In what is being described as the largest regional collaboration in its history, the Kansas City Area Development Council delivered this market’s response to Amazon’s request for proposals, issued in September. In addition to two governors’ offices, mayors of large cities in this market and officials from 18 counties, outside economic-development authorities joined in a full-court promotional press touting the benefits of this region for what the on-line retailing behemoth has dubbed HQ2.
Long on accolades, the news of Kansas City’s pitch was short on one thing: Details. “Given the highly competitive nature of the site-location process and Amazon’s required Non-Disclosure Agreement, no additional details of the KC region’s proposal will be available to the public,” read the footnote of a news release issued by the KCADC this morning.

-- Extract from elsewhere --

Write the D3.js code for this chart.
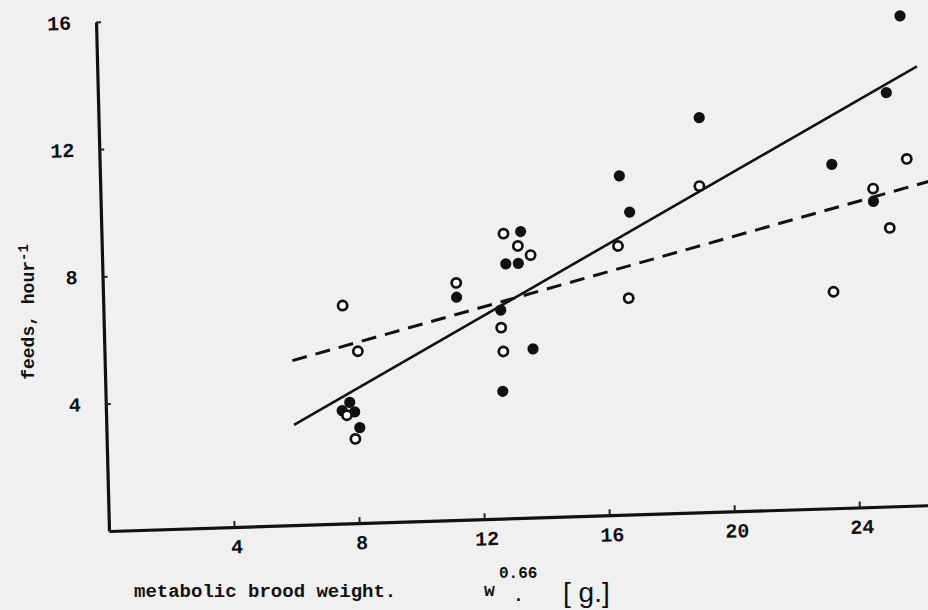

The public, then, won’t know what kinds of incentives might have been included in the proposal. Presumably, neither will residents of dozens of other cities that have delivered proposals of their own within the past 24 hours. In this region’s case, that pitch included input from more than 200 private-sector leaders, the KCADC said, and they offered “crucial input, lent their expertise and contributed significant value throughout the process.”
A great deal is at stake for the winner of this sweepstakes, but there’s no legal requirement that Amazon follow through and actually calve off an administrative clone of its Seattle base; it could review the proposals and determine that it’s best course is to stay put. But the company has indicated it’s willing to sink $5 billion into development of a new co-headquarters, and has said that such a site could produce a staggering 50,000 jobs.
With Missouri Gov. Eric Greitens and Kansas Lt. Gov. Jeff Colyer extolling the attributes that make this region a formidable logistics center and prime location for expansion, mayors of key suburban city and county governments echoed the cheers of Mayors Sly James and Mark Holland of the two Kansas Citys. The KCADC also secured input from outsiders with respected voices: Joel Kotkin, an authority on global, economic, political and social trends, and urbanist Richard Florida also touted this region’s strengths.
“A collaborative effort of this magnitude is only possible with an immense level of trust. It is a core value of Amazon’s, and of the KC region,” said Jon Cook, Global CEO for Kansas City’s VML, which developed the interactive digital platform for the region’s HQ2 proposal.
Tim Cowden, president and CEO of the KCADC, thanked those involved and said that the “project has proven we have the ability to come together and tell a comprehensive KC story that sets our region apart from all others across North America.”
Now, it’s up to Amazon to see if that view holds up from the outside.